DIRECTIONS: Repeat the data that follows, word for word, without the images.

Rows from a dataset of charts and code:

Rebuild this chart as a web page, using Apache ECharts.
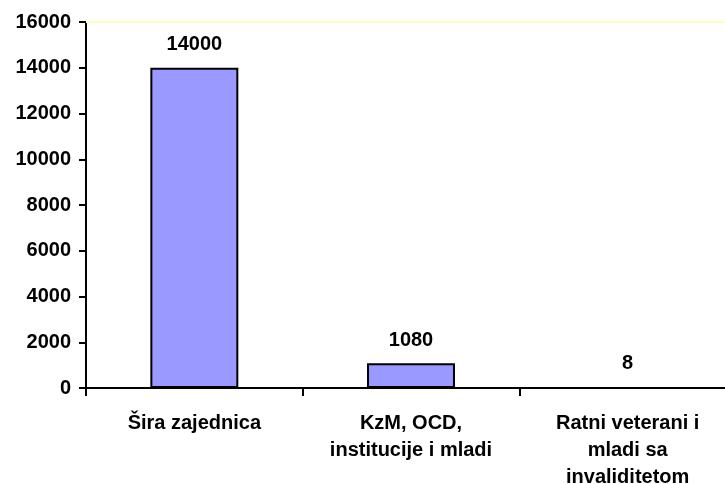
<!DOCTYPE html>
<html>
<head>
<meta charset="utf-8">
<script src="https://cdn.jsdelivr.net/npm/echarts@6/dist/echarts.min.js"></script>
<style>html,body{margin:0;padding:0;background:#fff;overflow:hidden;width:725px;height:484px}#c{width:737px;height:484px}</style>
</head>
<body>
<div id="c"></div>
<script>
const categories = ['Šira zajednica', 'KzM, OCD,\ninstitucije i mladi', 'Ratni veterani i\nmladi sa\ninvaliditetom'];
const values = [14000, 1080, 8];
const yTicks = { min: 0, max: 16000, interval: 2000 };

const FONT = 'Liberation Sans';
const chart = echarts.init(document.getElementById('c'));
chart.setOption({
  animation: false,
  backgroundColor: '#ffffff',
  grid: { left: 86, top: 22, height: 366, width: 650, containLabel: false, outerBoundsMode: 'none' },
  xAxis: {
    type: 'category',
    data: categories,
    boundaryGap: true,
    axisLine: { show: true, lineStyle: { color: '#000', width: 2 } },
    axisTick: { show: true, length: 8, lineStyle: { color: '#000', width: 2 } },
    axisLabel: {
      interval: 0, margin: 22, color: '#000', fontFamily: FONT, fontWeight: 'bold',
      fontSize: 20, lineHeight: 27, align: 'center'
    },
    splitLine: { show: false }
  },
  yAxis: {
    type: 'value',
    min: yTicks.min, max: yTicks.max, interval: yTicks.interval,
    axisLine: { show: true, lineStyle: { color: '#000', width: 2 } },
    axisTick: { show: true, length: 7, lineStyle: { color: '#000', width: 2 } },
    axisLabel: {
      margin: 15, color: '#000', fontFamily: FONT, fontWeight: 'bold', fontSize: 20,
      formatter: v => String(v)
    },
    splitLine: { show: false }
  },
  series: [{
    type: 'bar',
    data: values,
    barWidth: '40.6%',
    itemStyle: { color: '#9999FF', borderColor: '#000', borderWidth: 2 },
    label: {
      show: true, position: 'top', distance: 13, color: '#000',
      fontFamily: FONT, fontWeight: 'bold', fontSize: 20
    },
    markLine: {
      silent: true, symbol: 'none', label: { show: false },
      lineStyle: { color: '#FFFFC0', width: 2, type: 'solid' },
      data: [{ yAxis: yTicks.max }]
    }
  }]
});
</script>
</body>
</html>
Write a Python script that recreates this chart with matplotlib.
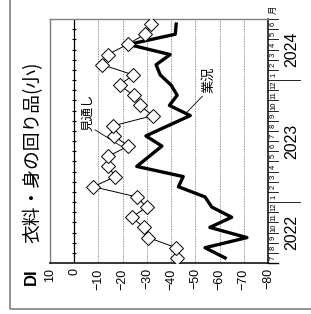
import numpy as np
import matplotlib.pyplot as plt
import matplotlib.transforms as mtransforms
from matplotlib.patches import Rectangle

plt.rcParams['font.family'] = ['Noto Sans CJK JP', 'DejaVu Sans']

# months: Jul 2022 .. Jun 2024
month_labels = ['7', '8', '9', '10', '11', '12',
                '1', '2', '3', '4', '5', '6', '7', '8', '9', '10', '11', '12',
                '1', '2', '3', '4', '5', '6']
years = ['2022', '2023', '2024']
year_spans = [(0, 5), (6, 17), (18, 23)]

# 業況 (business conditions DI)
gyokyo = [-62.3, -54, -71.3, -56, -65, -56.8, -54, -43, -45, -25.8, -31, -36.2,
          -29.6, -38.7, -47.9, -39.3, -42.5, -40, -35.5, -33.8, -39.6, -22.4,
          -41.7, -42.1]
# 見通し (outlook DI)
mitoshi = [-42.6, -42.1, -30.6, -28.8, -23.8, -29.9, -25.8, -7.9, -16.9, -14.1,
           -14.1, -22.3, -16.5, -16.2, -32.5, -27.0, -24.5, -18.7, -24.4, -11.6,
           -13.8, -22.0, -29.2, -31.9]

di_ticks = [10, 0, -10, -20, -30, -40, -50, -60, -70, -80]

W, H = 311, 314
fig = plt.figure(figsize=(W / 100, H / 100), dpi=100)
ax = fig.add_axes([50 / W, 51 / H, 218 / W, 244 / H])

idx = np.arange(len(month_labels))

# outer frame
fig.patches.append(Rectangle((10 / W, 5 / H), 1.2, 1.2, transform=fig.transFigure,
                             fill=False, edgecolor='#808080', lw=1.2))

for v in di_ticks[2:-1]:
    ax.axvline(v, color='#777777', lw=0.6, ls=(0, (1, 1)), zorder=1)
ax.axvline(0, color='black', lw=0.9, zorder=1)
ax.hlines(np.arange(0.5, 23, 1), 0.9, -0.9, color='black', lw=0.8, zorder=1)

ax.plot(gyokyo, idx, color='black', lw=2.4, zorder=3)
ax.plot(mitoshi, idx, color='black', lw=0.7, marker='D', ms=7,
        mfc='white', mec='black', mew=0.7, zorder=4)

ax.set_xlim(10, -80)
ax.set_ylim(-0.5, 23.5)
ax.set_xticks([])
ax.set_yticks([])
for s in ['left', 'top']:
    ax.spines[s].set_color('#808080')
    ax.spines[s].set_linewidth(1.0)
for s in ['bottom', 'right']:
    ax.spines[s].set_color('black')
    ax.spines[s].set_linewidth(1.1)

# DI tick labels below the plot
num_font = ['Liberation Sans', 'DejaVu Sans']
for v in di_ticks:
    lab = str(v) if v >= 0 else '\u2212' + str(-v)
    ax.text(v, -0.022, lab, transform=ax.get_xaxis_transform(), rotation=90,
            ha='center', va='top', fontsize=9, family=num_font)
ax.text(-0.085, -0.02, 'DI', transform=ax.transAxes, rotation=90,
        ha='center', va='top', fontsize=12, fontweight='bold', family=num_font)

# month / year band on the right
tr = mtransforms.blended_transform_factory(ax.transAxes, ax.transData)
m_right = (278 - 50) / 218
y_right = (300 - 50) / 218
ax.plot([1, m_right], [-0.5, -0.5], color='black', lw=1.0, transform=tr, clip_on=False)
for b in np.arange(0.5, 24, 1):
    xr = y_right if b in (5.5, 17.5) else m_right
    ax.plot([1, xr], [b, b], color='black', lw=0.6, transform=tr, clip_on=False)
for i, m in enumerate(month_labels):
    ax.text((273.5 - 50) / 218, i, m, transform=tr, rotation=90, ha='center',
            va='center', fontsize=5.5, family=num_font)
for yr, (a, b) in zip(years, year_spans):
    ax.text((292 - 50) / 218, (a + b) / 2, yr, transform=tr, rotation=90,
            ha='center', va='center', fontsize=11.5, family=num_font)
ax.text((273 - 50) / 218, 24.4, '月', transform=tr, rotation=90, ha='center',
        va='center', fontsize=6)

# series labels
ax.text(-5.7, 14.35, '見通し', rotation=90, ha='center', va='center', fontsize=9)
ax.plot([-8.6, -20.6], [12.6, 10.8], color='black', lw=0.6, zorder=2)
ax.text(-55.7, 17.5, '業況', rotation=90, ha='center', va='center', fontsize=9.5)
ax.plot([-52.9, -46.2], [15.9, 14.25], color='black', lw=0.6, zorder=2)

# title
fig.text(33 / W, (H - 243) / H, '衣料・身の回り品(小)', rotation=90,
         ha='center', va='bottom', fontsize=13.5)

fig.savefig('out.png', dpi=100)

WRITTEN SOLUTION:
Rebuild this chart as a web page, using Apache ECharts.
<!DOCTYPE html>
<html>
<head>
<meta charset="utf-8">
<script src="https://cdn.jsdelivr.net/npm/echarts@6/dist/echarts.min.js"></script>
<style>html,body{margin:0;padding:0;background:#fff;overflow:hidden;width:725px;height:484px}#c{width:737px;height:484px}</style>
</head>
<body>
<div id="c"></div>
<script>
const categories = ['Šira zajednica', 'KzM, OCD,\ninstitucije i mladi', 'Ratni veterani i\nmladi sa\ninvaliditetom'];
const values = [14000, 1080, 8];
const yTicks = { min: 0, max: 16000, interval: 2000 };

const FONT = 'Liberation Sans';
const chart = echarts.init(document.getElementById('c'));
chart.setOption({
  animation: false,
  backgroundColor: '#ffffff',
  grid: { left: 86, top: 22, height: 366, width: 650, containLabel: false, outerBoundsMode: 'none' },
  xAxis: {
    type: 'category',
    data: categories,
    boundaryGap: true,
    axisLine: { show: true, lineStyle: { color: '#000', width: 2 } },
    axisTick: { show: true, length: 8, lineStyle: { color: '#000', width: 2 } },
    axisLabel: {
      interval: 0, margin: 22, color: '#000', fontFamily: FONT, fontWeight: 'bold',
      fontSize: 20, lineHeight: 27, align: 'center'
    },
    splitLine: { show: false }
  },
  yAxis: {
    type: 'value',
    min: yTicks.min, max: yTicks.max, interval: yTicks.interval,
    axisLine: { show: true, lineStyle: { color: '#000', width: 2 } },
    axisTick: { show: true, length: 7, lineStyle: { color: '#000', width: 2 } },
    axisLabel: {
      margin: 15, color: '#000', fontFamily: FONT, fontWeight: 'bold', fontSize: 20,
      formatter: v => String(v)
    },
    splitLine: { show: false }
  },
  series: [{
    type: 'bar',
    data: values,
    barWidth: '40.6%',
    itemStyle: { color: '#9999FF', borderColor: '#000', borderWidth: 2 },
    label: {
      show: true, position: 'top', distance: 13, color: '#000',
      fontFamily: FONT, fontWeight: 'bold', fontSize: 20
    },
    markLine: {
      silent: true, symbol: 'none', label: { show: false },
      lineStyle: { color: '#FFFFC0', width: 2, type: 'solid' },
      data: [{ yAxis: yTicks.max }]
    }
  }]
});
</script>
</body>
</html>
Write a Python script that recreates this chart with matplotlib.
import numpy as np
import matplotlib.pyplot as plt
import matplotlib.transforms as mtransforms
from matplotlib.patches import Rectangle

plt.rcParams['font.family'] = ['Noto Sans CJK JP', 'DejaVu Sans']

# months: Jul 2022 .. Jun 2024
month_labels = ['7', '8', '9', '10', '11', '12',
                '1', '2', '3', '4', '5', '6', '7', '8', '9', '10', '11', '12',
                '1', '2', '3', '4', '5', '6']
years = ['2022', '2023', '2024']
year_spans = [(0, 5), (6, 17), (18, 23)]

# 業況 (business conditions DI)
gyokyo = [-62.3, -54, -71.3, -56, -65, -56.8, -54, -43, -45, -25.8, -31, -36.2,
          -29.6, -38.7, -47.9, -39.3, -42.5, -40, -35.5, -33.8, -39.6, -22.4,
          -41.7, -42.1]
# 見通し (outlook DI)
mitoshi = [-42.6, -42.1, -30.6, -28.8, -23.8, -29.9, -25.8, -7.9, -16.9, -14.1,
           -14.1, -22.3, -16.5, -16.2, -32.5, -27.0, -24.5, -18.7, -24.4, -11.6,
           -13.8, -22.0, -29.2, -31.9]

di_ticks = [10, 0, -10, -20, -30, -40, -50, -60, -70, -80]

W, H = 311, 314
fig = plt.figure(figsize=(W / 100, H / 100), dpi=100)
ax = fig.add_axes([50 / W, 51 / H, 218 / W, 244 / H])

idx = np.arange(len(month_labels))

# outer frame
fig.patches.append(Rectangle((10 / W, 5 / H), 1.2, 1.2, transform=fig.transFigure,
                             fill=False, edgecolor='#808080', lw=1.2))

for v in di_ticks[2:-1]:
    ax.axvline(v, color='#777777', lw=0.6, ls=(0, (1, 1)), zorder=1)
ax.axvline(0, color='black', lw=0.9, zorder=1)
ax.hlines(np.arange(0.5, 23, 1), 0.9, -0.9, color='black', lw=0.8, zorder=1)

ax.plot(gyokyo, idx, color='black', lw=2.4, zorder=3)
ax.plot(mitoshi, idx, color='black', lw=0.7, marker='D', ms=7,
        mfc='white', mec='black', mew=0.7, zorder=4)

ax.set_xlim(10, -80)
ax.set_ylim(-0.5, 23.5)
ax.set_xticks([])
ax.set_yticks([])
for s in ['left', 'top']:
    ax.spines[s].set_color('#808080')
    ax.spines[s].set_linewidth(1.0)
for s in ['bottom', 'right']:
    ax.spines[s].set_color('black')
    ax.spines[s].set_linewidth(1.1)

# DI tick labels below the plot
num_font = ['Liberation Sans', 'DejaVu Sans']
for v in di_ticks:
    lab = str(v) if v >= 0 else '\u2212' + str(-v)
    ax.text(v, -0.022, lab, transform=ax.get_xaxis_transform(), rotation=90,
            ha='center', va='top', fontsize=9, family=num_font)
ax.text(-0.085, -0.02, 'DI', transform=ax.transAxes, rotation=90,
        ha='center', va='top', fontsize=12, fontweight='bold', family=num_font)

# month / year band on the right
tr = mtransforms.blended_transform_factory(ax.transAxes, ax.transData)
m_right = (278 - 50) / 218
y_right = (300 - 50) / 218
ax.plot([1, m_right], [-0.5, -0.5], color='black', lw=1.0, transform=tr, clip_on=False)
for b in np.arange(0.5, 24, 1):
    xr = y_right if b in (5.5, 17.5) else m_right
    ax.plot([1, xr], [b, b], color='black', lw=0.6, transform=tr, clip_on=False)
for i, m in enumerate(month_labels):
    ax.text((273.5 - 50) / 218, i, m, transform=tr, rotation=90, ha='center',
            va='center', fontsize=5.5, family=num_font)
for yr, (a, b) in zip(years, year_spans):
    ax.text((292 - 50) / 218, (a + b) / 2, yr, transform=tr, rotation=90,
            ha='center', va='center', fontsize=11.5, family=num_font)
ax.text((273 - 50) / 218, 24.4, '月', transform=tr, rotation=90, ha='center',
        va='center', fontsize=6)

# series labels
ax.text(-5.7, 14.35, '見通し', rotation=90, ha='center', va='center', fontsize=9)
ax.plot([-8.6, -20.6], [12.6, 10.8], color='black', lw=0.6, zorder=2)
ax.text(-55.7, 17.5, '業況', rotation=90, ha='center', va='center', fontsize=9.5)
ax.plot([-52.9, -46.2], [15.9, 14.25], color='black', lw=0.6, zorder=2)

# title
fig.text(33 / W, (H - 243) / H, '衣料・身の回り品(小)', rotation=90,
         ha='center', va='bottom', fontsize=13.5)

fig.savefig('out.png', dpi=100)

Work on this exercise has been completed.